So much data to process, so little time

With a relentless inbound flow of data sooner or later you have to be a bit clever about how you query it

5:30 on Thursday. Time for a pint. I’m at my regular haunt - technically DPS as the landlord can’t get here until around 7pm. But that’s another story.

I’ve written before about queries becoming slow as data sets balloon, and explored some options for avoiding reports grinding to a halt - or a gateway timeout.

This week I’ve been turning one of my theories into something more tangible and demonstrable. My DyadStats website has about 2.5 million page-request records. Simple queries are still pretty zippy, but those that group by text values can take 10 to 20 seconds to return data - not catastrophic but a bit tedious.

The first part of the main report is 30 days of visitor info. The simple way to speed this up has been to create a new data table that holds a row per day, with each row containing the aggregate data that the report displays.

Similarly the next report section displays totals for n a per month basis, and a new table has been created with a row per month.

After that, each table has been extended to include more columns like number of different user agents, ip addresses and request paths / urls.

After this playing around with things and creating a new reporting engine that decides whether to use stored aggregated data or refresh it, the metaphorical sailing seemed relatively plain.
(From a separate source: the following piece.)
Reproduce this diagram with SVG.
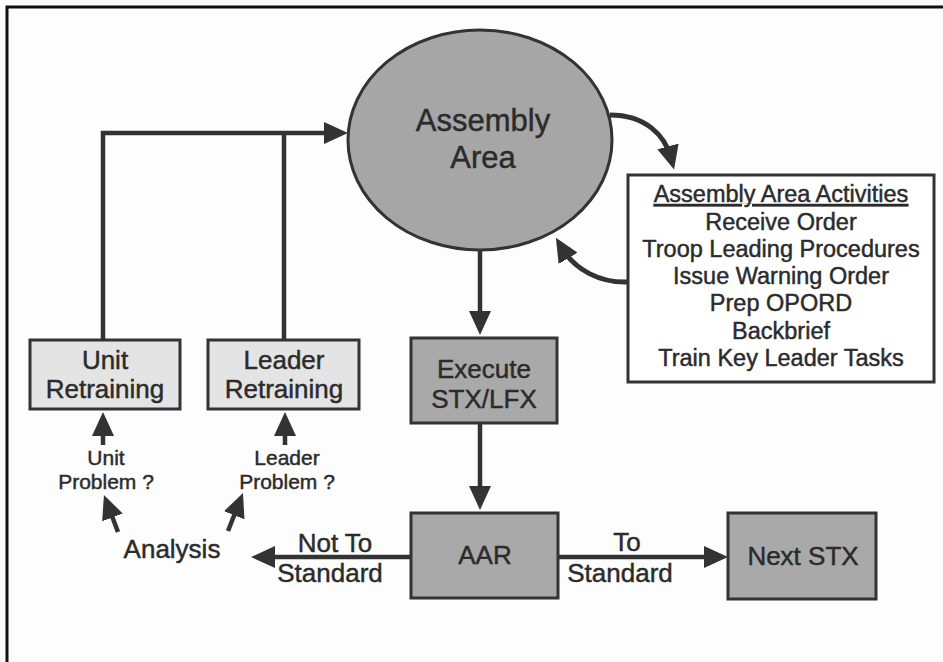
<svg xmlns="http://www.w3.org/2000/svg" width="943" height="662" viewBox="0 0 943 662">
<style>
text{font-family:"Liberation Sans",Arial,sans-serif;fill:#2b2b2b;stroke:#2b2b2b;stroke-width:0.45;text-anchor:middle}
.box{stroke:#333;stroke-width:3}
.dark{fill:#a9a9a9}
.light{fill:#e4e4e4}
.c{fill:none;stroke:#333;stroke-width:4.5}
.lbl{font-size:26px}
.sm{font-size:21px}
.act{font-size:23.5px}
.big{font-size:31px}
</style>
<defs>
<marker id="ah" markerUnits="userSpaceOnUse" markerWidth="26" markerHeight="22" refX="12" refY="11" orient="auto">
<path d="M0,0 L24,11 L0,22 z" fill="#333"/>
</marker>
</defs>
<rect x="0" y="0" width="943" height="662" fill="#fdfdfd"/>
<rect x="7" y="7" width="950" height="670" fill="none" stroke="#111" stroke-width="3"/>

<g id="connectors">
<path class="c" d="M103,340 V133 H336" marker-end="url(#ah)"/>
<path class="c" d="M284,340 V133"/>
<path class="c" d="M480,250 V323" marker-end="url(#ah)"/>
<path class="c" d="M480,423 V498" marker-end="url(#ah)"/>
<path class="c" d="M558,557 H716" marker-end="url(#ah)"/>
<path class="c" d="M411,557 H263" marker-end="url(#ah)"/>
<path class="c" d="M103,445 V424" marker-end="url(#ah)"/>
<path class="c" d="M285,445 V424" marker-end="url(#ah)"/>
<path class="c" d="M118,532 L108.2,506.2" marker-end="url(#ah)"/>
<path class="c" d="M228,531 L238.6,504.1" marker-end="url(#ah)"/>
<path class="c" style="stroke-width:5" d="M610,115 C645,115 665,135 671,158" marker-end="url(#ah)"/>
<path class="c" style="stroke-width:5" d="M628,282 C600,283 575,270 562,248" marker-end="url(#ah)"/>
</g>

<g id="assembly-area">
<ellipse cx="480" cy="140" rx="132" ry="110" class="box" fill="#a6a6a6"/>
<text class="big" x="483" y="131">Assembly</text>
<text class="big" x="483" y="168">Area</text>
</g>

<g id="activities">
<rect x="628" y="175" width="306" height="207" class="box" fill="#fff"/>
<text class="act" x="781" y="202" text-decoration="underline">Assembly Area Activities</text>
<text class="act" x="781" y="230">Receive Order</text>
<text class="act" x="781" y="257">Troop Leading Procedures</text>
<text class="act" x="781" y="284">Issue Warning Order</text>
<text class="act" x="781" y="311">Prep OPORD</text>
<text class="act" x="781" y="339">Backbrief</text>
<text class="act" x="781" y="366">Train Key Leader Tasks</text>
</g>

<g id="unit-retraining">
<rect x="30" y="340" width="150" height="69" class="box light"/>
<text class="lbl" x="105" y="369">Unit</text>
<text class="lbl" x="105" y="398">Retraining</text>
</g>

<g id="leader-retraining">
<rect x="208" y="340" width="151" height="69" class="box light"/>
<text class="lbl" x="284" y="369">Leader</text>
<text class="lbl" x="284" y="398">Retraining</text>
</g>

<g id="execute">
<rect x="411" y="338" width="146" height="85" class="box dark"/>
<text class="lbl" x="484" y="378">Execute</text>
<text class="lbl" x="484" y="408">STX/LFX</text>
</g>

<g id="aar">
<rect x="411" y="513" width="147" height="85" class="box dark"/>
<text class="lbl" x="485" y="564">AAR</text>
</g>

<g id="next-stx">
<rect x="728" y="513" width="148" height="86" class="box dark"/>
<text class="lbl" x="803" y="565">Next STX</text>
</g>

<g id="unit-problem">
<text class="sm" x="106" y="465">Unit</text>
<text class="sm" x="106" y="489">Problem ?</text>
</g>

<g id="leader-problem">
<text class="sm" x="287" y="465">Leader</text>
<text class="sm" x="287" y="489">Problem ?</text>
</g>

<g id="analysis">
<text class="lbl" x="172" y="558">Analysis</text>
</g>

<g id="edge-labels">
<text class="lbl" x="335" y="552">Not To</text>
<text class="lbl" x="330" y="582">Standard</text>
<text class="lbl" x="627" y="551">To</text>
<text class="lbl" x="620" y="582">Standard</text>
</g>
</svg>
The next challenge was aggregantesi data with more than 1 row per day.

For a particular day there might be 20 different user agents associated with page requests. Storing the number 20 for a given data is trivial, but what if we want to list them?
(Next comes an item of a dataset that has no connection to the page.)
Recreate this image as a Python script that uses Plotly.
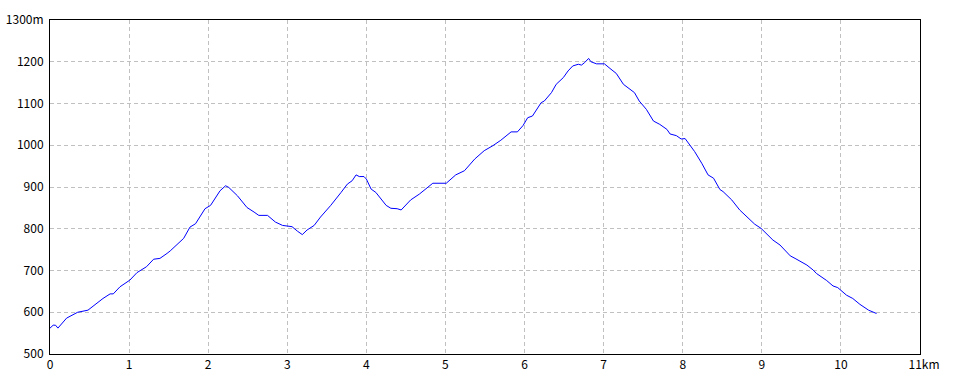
import plotly.graph_objects as go

dist_km = [0.00, 0.04, 0.07, 0.10, 0.21, 0.35, 0.48, 0.57, 0.67, 0.76, 0.80, 0.885, 0.95, 1.01,
           1.10, 1.16, 1.22, 1.31, 1.39, 1.48, 1.52, 1.69, 1.77, 1.84, 1.96, 2.03, 2.15, 2.22,
           2.26, 2.37, 2.49, 2.58, 2.64, 2.75, 2.85, 2.94, 3.06, 3.13, 3.19, 3.25, 3.34, 3.42,
           3.55, 3.68, 3.76, 3.82, 3.87, 3.91, 3.97, 4.00, 4.06, 4.12, 4.18, 4.25, 4.31, 4.39,
           4.44, 4.56, 4.67, 4.77, 4.84, 5.01, 5.13, 5.24, 5.30, 5.37, 5.49, 5.60, 5.70, 5.83,
           5.91, 5.98, 6.04, 6.10, 6.21, 6.25, 6.34, 6.40, 6.49, 6.55, 6.61, 6.68, 6.72, 6.76,
           6.81, 6.84, 6.91, 7.01, 7.08, 7.16, 7.25, 7.33, 7.39, 7.45, 7.54, 7.63, 7.71, 7.80,
           7.84, 7.92, 7.98, 8.03, 8.15, 8.24, 8.32, 8.39, 8.47, 8.51, 8.62, 8.72, 8.85, 8.91,
           8.99, 9.14, 9.23, 9.36, 9.42, 9.57, 9.65, 9.69, 9.82, 9.90, 9.96, 10.07, 10.15, 10.24,
           10.35, 10.43, 10.45]
elev_m = [562, 569, 569, 562, 586, 600, 605, 619, 633, 644, 644, 661, 669, 677,
          695, 703, 709, 727, 729, 741, 747, 777, 804, 812, 848, 856, 891, 903,
          899, 879, 851, 840, 832, 832, 816, 808, 805, 794, 786, 797, 808, 828,
          856, 887, 907, 915, 929, 925, 925, 919, 895, 887, 872, 856, 849, 848,
          845, 869, 883, 897, 909, 909, 929, 939, 953, 967, 987, 999, 1012, 1032,
          1032, 1047, 1066, 1070, 1102, 1106, 1126, 1146, 1162, 1178, 1190, 1194, 1192, 1198,
          1208, 1200, 1195, 1195, 1184, 1172, 1146, 1134, 1126, 1106, 1086, 1058, 1050, 1038,
          1027, 1023, 1015, 1016, 985, 957, 929, 921, 894, 889, 869, 845, 821, 811,
          801, 773, 761, 735, 729, 713, 701, 693, 676, 663, 659, 641, 633, 619,
          605, 597, 597]

x_tickvals = [0, 1, 2, 3, 4, 5, 6, 7, 8, 9, 10, 11]
x_ticktext = ["0", "1", "2", "3", "4", "5", "6", "7", "8", "9", "10", "\u00a0\u00a0\u00a011km"]
y_tickvals = [500, 600, 700, 800, 900, 1000, 1100, 1200, 1300]
y_ticktext = ["500", "600", "700", "800", "900", "1000", "1100", "1200", "1300m"]

fig = go.Figure()
fig.add_trace(go.Scatter(x=dist_km, y=elev_m, mode="lines",
                         line=dict(color="#0000ff", width=1), hoverinfo="skip"))

axis_common = dict(showline=True, linecolor="black", linewidth=1, mirror=True,
                   showgrid=True, gridcolor="#c0c0c0", griddash="4px,3px", gridwidth=1,
                   zeroline=False, ticks="", automargin=False,
                   tickfont=dict(family="Noto Sans CJK JP", size=12, color="black"))

fig.update_xaxes(range=[0, 11], tickmode="array", tickvals=x_tickvals, ticktext=x_ticktext, **axis_common)
fig.update_yaxes(range=[500, 1300], tickmode="array", tickvals=y_tickvals, ticktext=y_ticktext,
                 ticklabelstandoff=3, **axis_common)

fig.update_layout(width=960, height=384, margin=dict(l=50, r=40, t=20, b=30),
                  paper_bgcolor="white", plot_bgcolor="white", showlegend=False)

fig.write_html("out.html")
The answer at the moment is to create a new table specifically for user agents that stores rows containing the ua and the number per day. There is an overhead with this approach in terms of creating potentially lots of meta data, but there are significant advantages. Firstly we can bin it. The meta data is not the data. It’s a mechanism - an accelerator - and can be emptied and/or updated to suit. Secondly it can act like a prism - more on that later. And equally as importantly it should produce reports as fast as static HTML.